Memórias dos dias de sonhos e esperança
Sala 13
Liceu de Beja, Abril de 1974. Mais um simples dia de aulas, ou talvez não? As notícias na rádio, a agitação entre as pessoas, rapidamente confirmam que esse não será um dia qualquer. Como ninguém, Sophia,
poeta maior, o cantaria: “O dia inicial inteiro e limpo / Onde emergimos da noite e do silêncio”.
Ironicamente, estava marcado para esse dia um teste da “disciplina oficial” : OPAN (Organização Política e Administrativa da Nação). De nada serviu a insistência com a professora M. , para que não realizasse o teste, sobre um regime que estava a cair na rua, com um dos seus principais chefes cercado num quartel de Lisboa, pelo povo e pelas tropas de um tal capitão Salgueiro Maia.
Jovem ainda, receosa por eventuais represálias, cumpridora dos seus deveres, a professora lá conseguiu convencer a turma a fazer o teste, ainda que de uma forma bastante menos formal que o habitual. Como se costuma dizer, apenas para “cumprir calendário”.
No dia seguinte, todos estavam à espera da aula da professora H. Igualmente jovem, recém chegada da faculdade, era uma autêntica lufada de ar fresco, numa escola conservadora que, à imagem e semelhança das suas congéneres, procurava incutir nos estudantes as virtudes de um Estado que se dizia Novo, mas que estava tão caduco como as folhas que ciclicamente caem no Outono.
A professora H. ensinava Sócrates, Aristóteles e Platão, o idealismo, o positivismo e o existencialismo. Mas não esquecia o marxismo e a luta de classes, nem deixava de incentivar os seus alunos a ler “As mãos sujas”, de Sartre, ou “Os Justos”, de Camus. Tal como, mais tarde, levaria um grupo a Lisboa, a ver teatro, na cave de uma cervejaria famosa, onde actuava uma companhia com um nome bem elucidativo : Comuna.

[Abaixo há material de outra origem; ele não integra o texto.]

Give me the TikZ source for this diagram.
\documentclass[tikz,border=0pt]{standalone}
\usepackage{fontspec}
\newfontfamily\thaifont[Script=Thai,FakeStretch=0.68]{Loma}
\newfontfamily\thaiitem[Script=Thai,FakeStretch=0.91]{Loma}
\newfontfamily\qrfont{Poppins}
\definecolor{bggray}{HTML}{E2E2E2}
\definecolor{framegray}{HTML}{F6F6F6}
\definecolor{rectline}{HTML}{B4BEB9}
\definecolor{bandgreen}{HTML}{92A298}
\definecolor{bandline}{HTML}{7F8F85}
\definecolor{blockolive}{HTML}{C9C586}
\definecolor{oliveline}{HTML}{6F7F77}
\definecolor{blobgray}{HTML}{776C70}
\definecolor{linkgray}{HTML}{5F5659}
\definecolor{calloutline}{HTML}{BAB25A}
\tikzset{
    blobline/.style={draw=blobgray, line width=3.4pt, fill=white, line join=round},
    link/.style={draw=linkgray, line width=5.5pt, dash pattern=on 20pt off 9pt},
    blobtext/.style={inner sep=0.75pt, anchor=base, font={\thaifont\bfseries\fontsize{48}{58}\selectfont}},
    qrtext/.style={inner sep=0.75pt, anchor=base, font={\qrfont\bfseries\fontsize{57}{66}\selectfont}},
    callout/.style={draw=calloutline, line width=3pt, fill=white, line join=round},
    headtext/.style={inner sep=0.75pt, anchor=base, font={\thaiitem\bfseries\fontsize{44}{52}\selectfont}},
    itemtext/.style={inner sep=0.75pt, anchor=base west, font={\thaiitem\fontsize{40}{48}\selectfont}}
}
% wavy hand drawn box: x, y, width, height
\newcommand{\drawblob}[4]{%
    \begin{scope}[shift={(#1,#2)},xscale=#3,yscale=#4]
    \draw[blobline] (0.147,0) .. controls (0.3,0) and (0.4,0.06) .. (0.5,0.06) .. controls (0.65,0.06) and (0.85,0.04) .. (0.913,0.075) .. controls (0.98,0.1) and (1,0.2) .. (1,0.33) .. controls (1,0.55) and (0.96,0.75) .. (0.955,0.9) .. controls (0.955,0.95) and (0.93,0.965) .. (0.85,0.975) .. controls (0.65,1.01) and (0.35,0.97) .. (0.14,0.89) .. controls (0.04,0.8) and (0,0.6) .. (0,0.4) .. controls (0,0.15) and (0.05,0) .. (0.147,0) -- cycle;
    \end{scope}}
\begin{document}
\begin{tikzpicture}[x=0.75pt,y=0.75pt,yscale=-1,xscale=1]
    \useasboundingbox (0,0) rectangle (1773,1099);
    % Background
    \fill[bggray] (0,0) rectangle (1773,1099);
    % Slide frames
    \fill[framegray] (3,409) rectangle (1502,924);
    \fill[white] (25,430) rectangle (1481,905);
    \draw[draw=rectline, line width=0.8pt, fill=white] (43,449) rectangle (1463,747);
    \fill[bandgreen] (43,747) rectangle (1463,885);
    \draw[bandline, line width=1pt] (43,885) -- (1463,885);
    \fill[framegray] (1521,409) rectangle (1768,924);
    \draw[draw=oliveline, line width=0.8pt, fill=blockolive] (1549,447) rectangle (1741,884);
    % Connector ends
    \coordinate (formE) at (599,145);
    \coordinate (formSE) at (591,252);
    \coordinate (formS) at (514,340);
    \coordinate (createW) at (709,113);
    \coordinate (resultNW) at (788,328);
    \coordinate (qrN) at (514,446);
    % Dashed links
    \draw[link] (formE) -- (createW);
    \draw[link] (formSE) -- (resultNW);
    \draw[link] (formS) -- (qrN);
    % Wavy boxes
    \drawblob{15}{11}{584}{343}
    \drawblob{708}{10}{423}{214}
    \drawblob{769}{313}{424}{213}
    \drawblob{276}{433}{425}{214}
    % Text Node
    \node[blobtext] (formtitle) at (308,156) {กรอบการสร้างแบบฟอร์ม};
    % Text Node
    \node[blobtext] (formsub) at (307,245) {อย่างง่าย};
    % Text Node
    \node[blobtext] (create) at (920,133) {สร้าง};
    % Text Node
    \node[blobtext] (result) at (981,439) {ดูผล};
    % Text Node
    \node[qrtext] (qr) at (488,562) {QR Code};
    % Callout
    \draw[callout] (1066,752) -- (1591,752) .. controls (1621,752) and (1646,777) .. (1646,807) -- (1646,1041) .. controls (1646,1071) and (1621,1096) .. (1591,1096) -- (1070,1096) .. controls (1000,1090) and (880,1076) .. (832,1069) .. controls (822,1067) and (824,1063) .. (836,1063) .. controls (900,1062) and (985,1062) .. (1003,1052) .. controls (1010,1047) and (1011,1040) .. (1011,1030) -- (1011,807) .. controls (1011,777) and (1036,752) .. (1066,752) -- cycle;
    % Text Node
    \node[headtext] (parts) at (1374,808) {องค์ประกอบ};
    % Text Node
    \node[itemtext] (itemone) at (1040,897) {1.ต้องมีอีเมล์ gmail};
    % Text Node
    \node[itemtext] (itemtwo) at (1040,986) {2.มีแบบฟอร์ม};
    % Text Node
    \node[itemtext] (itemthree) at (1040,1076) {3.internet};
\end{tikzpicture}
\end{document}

Certo dia, um grupo dos seus alunos, que, timidamente e com os cuidados naturais para a época, começava a ler uns livros proibidos (que sabiam existir, escondidos, na livraria Carlos Marques, junto à redacção e às oficinas do Diário do Alentejo), a discutir temas como a independência da Guiné-Bissau, quis fazer-lhe uma “provocação”, colocando à sua vista, um livro que o irmão de desses alunos, estudante universitário em Lisboa, lhes emprestara : “A História me absolverá”, de Fidel Castro. No final da aula, a professora H. chamou à parte esses alunos e explicou-lhes a imprudência que era andarem com esse livro assim à vista, e que havia uns senhores, espalhados por todo o lado, cuja missão era descobrir quem lia livros desse tipo.
Pois bem, nesse dia segundo da Liberdade, a aula com a professora H. era na sala 13, de cujas janelas se avistava o campo de futebol e, junto a este, a Avenida Vasco da Gama. Cedo começou a haver um grande alvoroço junto a uma vivenda dessa avenida, onde se concentrava uma multidão cada vez maior, contida a custo por jovens militares.
Só nessa altura, ao ouvirem os gritos de “morte à pide” é que esses alunos “do contra” souberam que era ali que “trabalhavam” os tais senhores de que a sua professora lhes falara. O impulso para se juntarem à multidão foi enorme, exigir o castigo desses esbirros, que vigiavam, prendiam, torturavam a matavam os opositores da ditadura.
É então que ouvem, surpresos, da professora H. , algo que os deixa incrédulos : aqueles que ali estavam e que subiam presos para as viaturas militares, não eram os principais culpados do que acontecera em Portugal. Esses já cá não estavam, tinham ido para a Madeira. Por isso (e para que não acontecesse nada de mal), não havia razão para irem para a rua gritar contra a PIDE (na altura a DGS).
Após alguns momentos de diálogo e de argumentos (e súplicas), a professora H. lá deixou o grupo dos seus alunos juntar-se aos bejenses que gritavam a sua repulsa à repressão e a sua adesão à democracia.
Um mês depois souberam que os tais responsáveis tinham ido da Madeira para o Brasil. Um ano depois, a 30 de Junho, dá-se a “fuga” de 88 antigos agentes da PIDE, transformada pelas palavras de Ary dos Santos e pela música de Fernando Tordo no “Fado de Alcoentre”.